▶ COLLECTED MATERIAL:
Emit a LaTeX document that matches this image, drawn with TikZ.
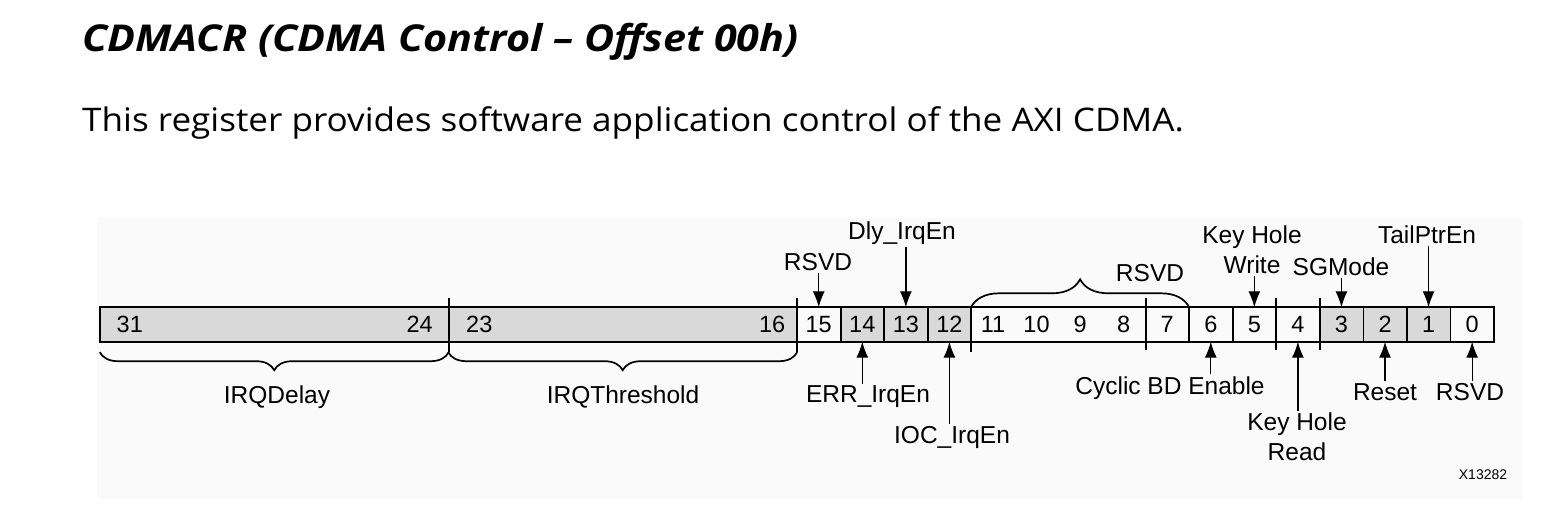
\documentclass[tikz,border=0pt]{standalone}
\usepackage{fontspec}
\usetikzlibrary{positioning, arrows.meta, decorations.pathreplacing, calc}
\newfontfamily\headfont[FakeStretch=1.117]{Open Sans}
\newfontfamily\introfont[FakeStretch=1.08]{Open Sans}
\newfontfamily\regfont{Liberation Sans}
\definecolor{regfill}{RGB}{217,217,217}
\definecolor{panelfill}{RGB}{250,250,250}
\newcommand{\bw}{43.56}
\tikzset{
	cell/.style={minimum width=\bw pt, minimum height=34pt, inner sep=0pt, draw=none},
	bitnum/.style={inner sep=0pt, font=\regfont\fontsize{23.5}{27}\selectfont},
	regline/.style={draw=black, line width=1.7pt},
	fieldtick/.style={draw=black, line width=2pt},
	sig/.style={inner sep=2pt, align=center, font=\regfont\fontsize{24.5}{30}\selectfont},
	sigarrow/.style={draw=black, line width=1.3pt, -{Latex[length=16pt, width=12pt]}},
	fieldbrace/.style={draw=black, line width=1.7pt, decorate, decoration={brace, amplitude=#1}},
}

\begin{document}
\begin{tikzpicture}[x=1pt, y=-1pt]
	\useasboundingbox (0,0) rectangle (1555,508);
	\fill[white] (0,0) rectangle (1555,508);
	\fill[panelfill] (97,218) rectangle (1522,499);

	% heading
	\node[anchor=base west, inner sep=0pt, font=\headfont\bfseries\itshape\fontsize{37}{40}\selectfont] (title) at (82,51.7) {CDMACR (CDMA Control – Offset 00h)};
	\node[anchor=base west, inner sep=0pt, font=\introfont\fontsize{32.5}{36}\selectfont] (intro) at (82,131.7) {This register provides software application control of the AXI CDMA.};

	% register cells
	\foreach \b in {0,...,31}
		\node[cell] (b\b) at ({100+(31.5-\b)*\bw}, 324.5) {};
	\fill[regfill] (b31.north west) rectangle (b16.south east);
	\fill[regfill] (b14.north west) rectangle (b12.south east);
	\fill[regfill] (b3.north west) rectangle (b1.south east);
	\foreach \b in {0,...,15}
		\node[bitnum] (n\b) at (b\b) {\b};
	\node[bitnum, xshift=8pt] (n31) at (b31) {31};
	\node[bitnum, xshift=-7pt] (n24) at (b24) {24};
	\node[bitnum, xshift=9pt] (n23) at (b23) {23};
	\node[bitnum, xshift=-3pt] (n16) at (b16) {16};

	\draw[regline] (b31.north west) rectangle (b0.south east);
	\foreach \b in {15,14,13,7,6,3,2,1}
		\draw[regline] (b\b.north east) -- (b\b.south east);
	\foreach \b in {8,5,4}
		\draw[fieldtick] ($(b\b.north east)+(0,-9.5)$) -- ($(b\b.south east)+(0,8.5)$);
	\foreach \b in {24,16}
		\draw[fieldtick] ($(b\b.north east)+(0,-9)$) -- ($(b\b.south east)+(0,10.5)$);
	\draw[fieldtick] (b12.north east) -- ($(b12.south east)+(0,10.5)$);

	% braces
	\draw[fieldbrace=18pt, decoration={mirror}] ($(b31.south west)+(0,10.5)$) -- ($(b24.south east)+(0,10.5)$);
	\draw[fieldbrace=18pt, decoration={mirror}] ($(b23.south west)+(0,10.5)$) -- ($(b16.south east)+(0,10.5)$);
	\draw[fieldbrace=28pt] (b11.north west) -- (b7.north east);
	\node[sig] (lDelay) at (277,397) {IRQDelay};
	\node[sig] (lThresh) at (623,397) {IRQThreshold};
	\node[sig] (lRsvdMid) at (1150,273) {RSVD};

	% bits pointed from above
	\node[sig] (lRsvdHi) at (818,262) {RSVD};
	\node[sig] (lDly) at (902,233) {Dly\_IrqEn};
	\node[sig] (lKhw) at (1252,250) {Key Hole\\Write};
	\node[sig] (lSg) at (1341,267) {SGMode};
	\node[sig] (lTail) at (1427,235) {TailPtrEn};
	\draw[sigarrow] (lRsvdHi.south -| b15) -- (b15.north);
	\draw[sigarrow] (lDly.south -| b13) -- (b13.north);
	\draw[sigarrow] (lKhw.south -| b5) -- (b5.north);
	\draw[sigarrow] (lSg.south -| b3) -- (b3.north);
	\draw[sigarrow] (lTail.south -| b1) -- (b1.north);

	% bits pointed from below
	\node[sig] (lErr) at (868,397) {ERR\_IrqEn};
	\node[sig] (lIoc) at (952,437) {IOC\_IrqEn};
	\node[sig] (lCyc) at (1170,388) {Cyclic BD Enable};
	\node[sig] (lKhr) at (1297,437) {Key Hole\\Read};
	\node[sig] (lReset) at (1385,392) {Reset};
	\node[sig] (lRsvdLo) at (1470,392) {RSVD};
	\draw[sigarrow] (lErr.north -| b14) -- (b14.south);
	\draw[sigarrow] (lIoc.north -| b12) -- (b12.south);
	\draw[sigarrow] (lCyc.north -| b6) -- (b6.south);
	\draw[sigarrow] (lKhr.north -| b4) -- (b4.south);
	\draw[sigarrow] (lReset.north -| b2) -- (b2.south);
	\draw[sigarrow] (lRsvdLo.north -| b0) -- (b0.south);

	\node[inner sep=0pt, font=\regfont\fontsize{14}{16}\selectfont] (figid) at (1483,475) {X13282};
\end{tikzpicture}
\end{document}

▶ GIVEN REQUEST: Please set down each line of the data above exactly as written, without the pictures.

▶ SOLUTION TO THIS TASK:
Emit a LaTeX document that matches this image, drawn with TikZ.
\documentclass[tikz,border=0pt]{standalone}
\usepackage{fontspec}
\usetikzlibrary{positioning, arrows.meta, decorations.pathreplacing, calc}
\newfontfamily\headfont[FakeStretch=1.117]{Open Sans}
\newfontfamily\introfont[FakeStretch=1.08]{Open Sans}
\newfontfamily\regfont{Liberation Sans}
\definecolor{regfill}{RGB}{217,217,217}
\definecolor{panelfill}{RGB}{250,250,250}
\newcommand{\bw}{43.56}
\tikzset{
	cell/.style={minimum width=\bw pt, minimum height=34pt, inner sep=0pt, draw=none},
	bitnum/.style={inner sep=0pt, font=\regfont\fontsize{23.5}{27}\selectfont},
	regline/.style={draw=black, line width=1.7pt},
	fieldtick/.style={draw=black, line width=2pt},
	sig/.style={inner sep=2pt, align=center, font=\regfont\fontsize{24.5}{30}\selectfont},
	sigarrow/.style={draw=black, line width=1.3pt, -{Latex[length=16pt, width=12pt]}},
	fieldbrace/.style={draw=black, line width=1.7pt, decorate, decoration={brace, amplitude=#1}},
}

\begin{document}
\begin{tikzpicture}[x=1pt, y=-1pt]
	\useasboundingbox (0,0) rectangle (1555,508);
	\fill[white] (0,0) rectangle (1555,508);
	\fill[panelfill] (97,218) rectangle (1522,499);

	% heading
	\node[anchor=base west, inner sep=0pt, font=\headfont\bfseries\itshape\fontsize{37}{40}\selectfont] (title) at (82,51.7) {CDMACR (CDMA Control – Offset 00h)};
	\node[anchor=base west, inner sep=0pt, font=\introfont\fontsize{32.5}{36}\selectfont] (intro) at (82,131.7) {This register provides software application control of the AXI CDMA.};

	% register cells
	\foreach \b in {0,...,31}
		\node[cell] (b\b) at ({100+(31.5-\b)*\bw}, 324.5) {};
	\fill[regfill] (b31.north west) rectangle (b16.south east);
	\fill[regfill] (b14.north west) rectangle (b12.south east);
	\fill[regfill] (b3.north west) rectangle (b1.south east);
	\foreach \b in {0,...,15}
		\node[bitnum] (n\b) at (b\b) {\b};
	\node[bitnum, xshift=8pt] (n31) at (b31) {31};
	\node[bitnum, xshift=-7pt] (n24) at (b24) {24};
	\node[bitnum, xshift=9pt] (n23) at (b23) {23};
	\node[bitnum, xshift=-3pt] (n16) at (b16) {16};

	\draw[regline] (b31.north west) rectangle (b0.south east);
	\foreach \b in {15,14,13,7,6,3,2,1}
		\draw[regline] (b\b.north east) -- (b\b.south east);
	\foreach \b in {8,5,4}
		\draw[fieldtick] ($(b\b.north east)+(0,-9.5)$) -- ($(b\b.south east)+(0,8.5)$);
	\foreach \b in {24,16}
		\draw[fieldtick] ($(b\b.north east)+(0,-9)$) -- ($(b\b.south east)+(0,10.5)$);
	\draw[fieldtick] (b12.north east) -- ($(b12.south east)+(0,10.5)$);

	% braces
	\draw[fieldbrace=18pt, decoration={mirror}] ($(b31.south west)+(0,10.5)$) -- ($(b24.south east)+(0,10.5)$);
	\draw[fieldbrace=18pt, decoration={mirror}] ($(b23.south west)+(0,10.5)$) -- ($(b16.south east)+(0,10.5)$);
	\draw[fieldbrace=28pt] (b11.north west) -- (b7.north east);
	\node[sig] (lDelay) at (277,397) {IRQDelay};
	\node[sig] (lThresh) at (623,397) {IRQThreshold};
	\node[sig] (lRsvdMid) at (1150,273) {RSVD};

	% bits pointed from above
	\node[sig] (lRsvdHi) at (818,262) {RSVD};
	\node[sig] (lDly) at (902,233) {Dly\_IrqEn};
	\node[sig] (lKhw) at (1252,250) {Key Hole\\Write};
	\node[sig] (lSg) at (1341,267) {SGMode};
	\node[sig] (lTail) at (1427,235) {TailPtrEn};
	\draw[sigarrow] (lRsvdHi.south -| b15) -- (b15.north);
	\draw[sigarrow] (lDly.south -| b13) -- (b13.north);
	\draw[sigarrow] (lKhw.south -| b5) -- (b5.north);
	\draw[sigarrow] (lSg.south -| b3) -- (b3.north);
	\draw[sigarrow] (lTail.south -| b1) -- (b1.north);

	% bits pointed from below
	\node[sig] (lErr) at (868,397) {ERR\_IrqEn};
	\node[sig] (lIoc) at (952,437) {IOC\_IrqEn};
	\node[sig] (lCyc) at (1170,388) {Cyclic BD Enable};
	\node[sig] (lKhr) at (1297,437) {Key Hole\\Read};
	\node[sig] (lReset) at (1385,392) {Reset};
	\node[sig] (lRsvdLo) at (1470,392) {RSVD};
	\draw[sigarrow] (lErr.north -| b14) -- (b14.south);
	\draw[sigarrow] (lIoc.north -| b12) -- (b12.south);
	\draw[sigarrow] (lCyc.north -| b6) -- (b6.south);
	\draw[sigarrow] (lKhr.north -| b4) -- (b4.south);
	\draw[sigarrow] (lReset.north -| b2) -- (b2.south);
	\draw[sigarrow] (lRsvdLo.north -| b0) -- (b0.south);

	\node[inner sep=0pt, font=\regfont\fontsize{14}{16}\selectfont] (figid) at (1483,475) {X13282};
\end{tikzpicture}
\end{document}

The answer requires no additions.